Will the real Satoshi please stand up
"Bitcoin's creator has a(nother) name," reacts Steve Chiotakis at KCRW-LA, sharing the news that yet another person is being called the creator of Bitcoin digital cash: Australian computer scientist and businessman Craig Wright is the latest to claim the moniker of Satoshi Nakamoto (nearing 6,000 shares right now, just for The Economist link alone). "Craig Wright reveals he is Satoshi Nakamoto aka Mr #Bitcoin to @BBC the Economist & GQ. Hang on, GQ??" wonders Louise Lucas at the Financial Times. "The true founder of Bitcoin is secretly Australian, just like Wolverine," jokes Joshua Brown at Reformed Broker. Consequently, Help Net Security and (IN)SECURE Magazine EIC Mirko Zorz is forced to conclude that "@truth_eater and @Newsweek put the wrong man through media hell."
But is Wright the right man? "I thought that the first rule about being Satoshi Nakamoto was that you don't admit to being Satoshi Nakamoto," muses data scientist Daniel Tunkelang. Even while reporting on the reveal, The Economist follows up with another headline: Craig Steven Wright claims to be Satoshi Nakamoto. Is he? "@TheEconomist story on Wright being Nakamoto does great job of laying out evidence w/healthy amount of skepticism," applauds Fusion's Kashmir Hill. BuzzFeed EIC Ben Smith similarly praises, "The Economist admirably resists the temptation to take a side, or express more confidence than it feels, here." There are plenty of warning signs to warrant a little skeptitude, TBH. "'(He doesn’t want to say why he picked 'Satoshi.')' Satoshi is Japanese for 'I didn't invent Bitcoin,'" theorizes Chandra Steele at PCMag.com. Hal Hodson with New Scientist is equally unimpressed, tweteing, "'that guy says so' is apparently enough for the BBC to 'end years of speculation'." Hang on, though, because Ed Zitron is ready to clear this up for all of us: "This is nonsense as I am the Bitcoin man." We're kind of with NYT's Mike Isaac, however, who admits, "i cant take another news cycle of this."
Another story that has everyone talking today is a New York Times analysis from Gina Kolata on the surprising reason why past competitors from the gameshow "The Biggest Loser" have found it nigh impossible to keep off the weight. "Wow.
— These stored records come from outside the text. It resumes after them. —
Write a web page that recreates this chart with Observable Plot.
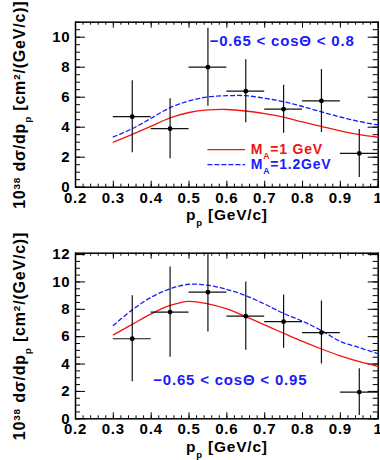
<!DOCTYPE html>
<html>
<head>
<meta charset="utf-8">
<script src="https://cdn.jsdelivr.net/npm/d3@7"></script>
<script src="https://cdn.jsdelivr.net/npm/@observablehq/plot@0.6"></script>
<style>
  html, body { margin: 0; padding: 0; background: white; }
  #chart { width: 380px; }
  #chart svg { display: block; }
</style>
</head>
<body>
<div id="chart"></div>
<script>
// ---- data ----
const binCenter = [0.35, 0.45, 0.55, 0.65, 0.75, 0.85, 0.95];
const binLow    = [0.30, 0.40, 0.50, 0.60, 0.70, 0.80, 0.90];
const binHigh   = [0.40, 0.50, 0.60, 0.70, 0.80, 0.90, 1.00];

const topData = [4.7, 3.9, 8.0, 6.4, 5.2, 5.75, 2.25];
const topErr  = [2.4, 2.0, 2.6, 2.1, 1.6, 2.1, 1.6];
const botData = [5.85, 7.8, 9.25, 7.5, 7.1, 6.3, 1.95];
const botErr  = [3.15, 3.3, 2.9, 2.5, 1.95, 2.3, 1.7];

const curveP = [0.30, 0.35, 0.40, 0.45, 0.50, 0.55, 0.60, 0.65, 0.70, 0.75, 0.80, 0.85, 0.90, 0.95, 1.00];
const topMA1  = [3.0, 3.52, 4.07, 4.62, 4.98, 5.15, 5.18, 5.08, 4.9, 4.67, 4.35, 4.05, 3.75, 3.5, 3.33];
const topMA12 = [3.35, 3.9, 4.6, 5.3, 5.75, 6.02, 6.1, 6.1, 5.93, 5.7, 5.38, 5.02, 4.68, 4.38, 4.15];
const botMA1  = [6.13, 6.9, 7.67, 8.28, 8.58, 8.4, 8.03, 7.47, 6.86, 6.25, 5.65, 5.1, 4.6, 4.17, 3.82];
const botMA12 = [6.82, 7.96, 8.88, 9.5, 9.83, 9.76, 9.45, 9.0, 8.38, 7.7, 7.13, 6.45, 5.65, 5.2, 4.75];

const xTicks = [0.2, 0.3, 0.4, 0.5, 0.6, 0.7, 0.8, 0.9, 1.0];
const xTickLabels = ["0.2", "0.3", "0.4", "0.5", "0.6", "0.7", "0.8", "0.9", "1"];
const topYTicks = [0, 2, 4, 6, 8, 10];
const botYTicks = [0, 2, 4, 6, 8, 10, 12];

const yLabel = "10^{38} dσ/dp_{p} [cm^{2}/(GeV/c)]";
const xLabel = "p_{p} [GeV/c]";
const legendLabels = ["M_{A}=1 GeV", "M_{A}=1.2GeV"];
const topRegion = "−0.65 < cosΘ < 0.8";
const botRegion = "−0.65 < cosΘ < 0.95";

// legend placement (in data coords of the top panel)
const legendX = [0.55, 0.647];
const legendTextX = 0.663;
const legendY = [2.5, 1.5];

const RED = "#f01414";
const BLUE = "#1a1aff";
const FONT = "'Liberation Sans', Arial, sans-serif";

function rich(s) {
  return s.replace(/\^\{([^}]*)\}/g, '<tspan baseline-shift="super" font-size="62%">$1</tspan>')
          .replace(/_\{([^}]*)\}/g, '<tspan baseline-shift="sub" font-size="62%">$1</tspan>');
}

function range(a, b, step) {
  const out = [];
  const n = Math.round((b - a) / step);
  for (let i = 0; i <= n; i++) out.push(+(a + i * step).toFixed(4));
  return out;
}

function panel({data, err, ma1, ma12, yMax, yTicks, mTop, mBottom, region, regionX, regionY, legend}) {
  const W = 380, H = 230, mLeft = 75, mRight = 2.3;
  const fw = W - mLeft - mRight, fh = H - mTop - mBottom;
  const xMinor = range(0.2, 1.0, 0.02);
  const yMinor = range(0, Math.floor(yMax * 2) / 2, 0.5);
  const pts = binCenter.map((p, i) => ({p, lo: binLow[i], hi: binHigh[i], v: data[i], e: err[i]}));
  const c1 = curveP.map((p, i) => ({p, v: ma1[i]}));
  const c2 = curveP.map((p, i) => ({p, v: ma12[i]}));
  const tickStyle = {stroke: "black", strokeWidth: 1};
  const marks = [
    // inward ticks
    Plot.tickX(xMinor, {x: d => d, insetTop: fh - 3, ...tickStyle}),
    Plot.tickX(xTicks, {x: d => d, insetTop: fh - 6, ...tickStyle}),
    Plot.tickX(xMinor, {x: d => d, insetBottom: fh - 3, ...tickStyle}),
    Plot.tickX(xTicks, {x: d => d, insetBottom: fh - 6, ...tickStyle}),
    Plot.tickY(yMinor, {y: d => d, insetRight: fw - 5, ...tickStyle}),
    Plot.tickY(yTicks, {y: d => d, insetRight: fw - 10, ...tickStyle}),
    Plot.tickY(yMinor, {y: d => d, insetLeft: fw - 5, ...tickStyle}),
    Plot.tickY(yTicks, {y: d => d, insetLeft: fw - 10, ...tickStyle}),
    Plot.frame({stroke: "black", strokeWidth: 1.5}),
    // theory curves
    Plot.line(c2, {x: "p", y: "v", stroke: BLUE, strokeWidth: 1.3, strokeDasharray: "4,3", curve: "catmull-rom"}),
    Plot.line(c1, {x: "p", y: "v", stroke: RED, strokeWidth: 1.3, curve: "catmull-rom"}),
    // data with error bars
    Plot.ruleY(pts, {y: "v", x1: "lo", x2: "hi", stroke: "#111", strokeWidth: 1.2}),
    Plot.ruleX(pts, {x: "p", y1: d => d.v - d.e, y2: d => d.v + d.e, stroke: "#111", strokeWidth: 1.2, clip: true}),
    Plot.dot(pts, {x: "p", y: "v", r: 2.4, fill: "black", stroke: "none"}),
    // region annotation
    Plot.text([region], {x: regionX, y: regionY, text: d => d, fill: BLUE, fontSize: 15, fontWeight: "bold", textAnchor: "middle"}),
    // axis titles
    Plot.text([yLabel], {frameAnchor: "left", dx: -56, rotate: -90, text: d => d, fontSize: 16, fill: "black", textAnchor: "middle"}),
    Plot.text([xLabel], {frameAnchor: "bottom", dy: 33, text: d => d, fontSize: 15.5, fill: "black", textAnchor: "middle"})
  ];
  if (legend) {
    const leg = [
      {label: legendLabels[0], color: RED, dash: null, y: legendY[0]},
      {label: legendLabels[1], color: BLUE, dash: "4,3", y: legendY[1]}
    ];
    leg.forEach(l => {
      marks.push(Plot.line(legendX.map(x => ({x, y: l.y})), {x: "x", y: "y", stroke: l.color, strokeWidth: 1.3, strokeDasharray: l.dash}));
      marks.push(Plot.text([l.label], {x: legendTextX, y: l.y, text: d => d, fill: l.color, fontSize: 14, fontWeight: "bold", textAnchor: "start"}));
    });
  }
  const svg = Plot.plot({
    width: W, height: H,
    marginLeft: mLeft, marginRight: mRight, marginTop: mTop, marginBottom: mBottom,
    style: {fontFamily: FONT, fontSize: "15px", fontWeight: "bold", letterSpacing: "0.8px", background: "white", color: "black", overflow: "visible"},
    x: {domain: [0.2, 1.0], ticks: xTicks, tickFormat: (d, i) => xTickLabels[xTicks.indexOf(d)], tickSize: 0, tickPadding: 5, label: null},
    y: {domain: [0, yMax], ticks: yTicks, tickSize: 0, tickPadding: 5, label: null},
    marks
  });
  svg.querySelectorAll("text").forEach(t => {
    if (t.children.length === 0 && /[\^_]\{/.test(t.textContent)) t.innerHTML = rich(t.textContent);
  });
  return svg;
}

const root = document.getElementById("chart");
root.appendChild(panel({
  data: topData, err: topErr, ma1: topMA1, ma12: topMA12,
  yMax: 11, yTicks: topYTicks, mTop: 21.7, mBottom: 43.3,
  region: topRegion, regionX: 0.746, regionY: 9.75, legend: true
}));
root.appendChild(panel({
  data: botData, err: botErr, ma1: botMA1, ma12: botMA12,
  yMax: 12.1, yTicks: botYTicks, mTop: 22.7, mBottom: 41.7,
  region: botRegion, regionX: 0.609, regionY: 2.8, legend: false
}));
</script>
</body>
</html>
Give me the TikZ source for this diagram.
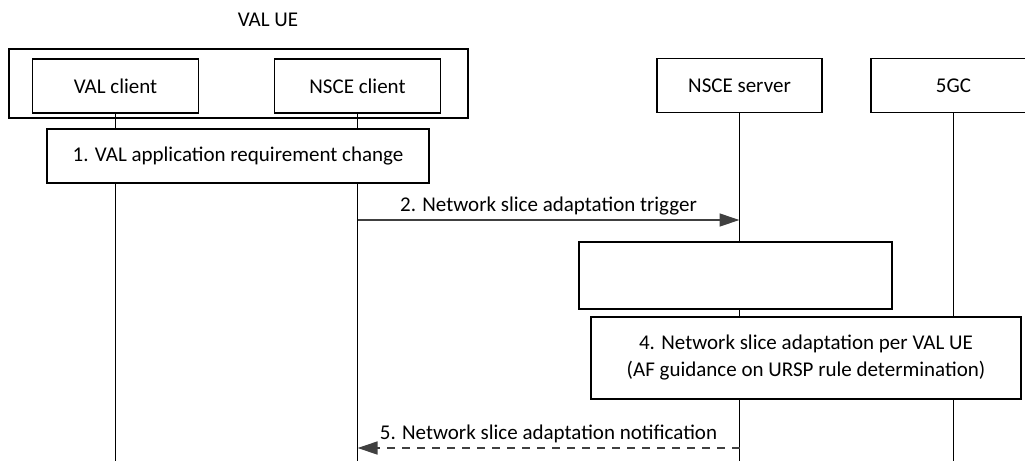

Everything we think we understand about obesity and weight loss is so wrong. We act as if it’s about CONTROL," realizes Rainbow Rowell. "This is the single most profound thing I've read about weight loss in my life," decides MacWorld's Glenn Fleishman. "This already gets my vote for most dispiriting story of the month," resolves Fusion's Alexis Madrigal. In other scoops, the Associated Press discovers that migrant children are being kept from enrolling in school. "Teens sent to adult school? My @AP latest, in which I track where migrant children are blocked from attending school," shares Garance Burke there. At the same time, MPR News investigates how a private juvenile center concealed abuse inquiries and pressured the county to keep its business deal. "Amazing audio. A 15 yo tries to persuade his mom it was ok he allegedly had sex with a staffer in juvy," details Annie Baxter at Marketplace. Also, the Washington Post finds that the nation’s housing recovery is leaving blacks behind. "Black families earning $230,000 a year were more likely to be given subprime loan than white families making $32,000," elaborates Niraj Warikoo at Detroit Free Press. And the first U.S. cruise in decades just arrived in Havana, so now you have even more options to think about when you're ready to use up those extra vacation days.
And in tech, Rebecca Robbins wants to know, "Is Adam Feuerstein the most feared man in biotech?" STAT's Andrew Joseph further explains, "The biotech journalist who's so influential a joke tweet about his dog moved a stock." That could come in handy, considering WSJ's Christopher Mims believes this tech bubble is bursting. "The go-go days of easy money for tech startups are over -- look for more high-profile flameouts in the next 6 months," Mims warns.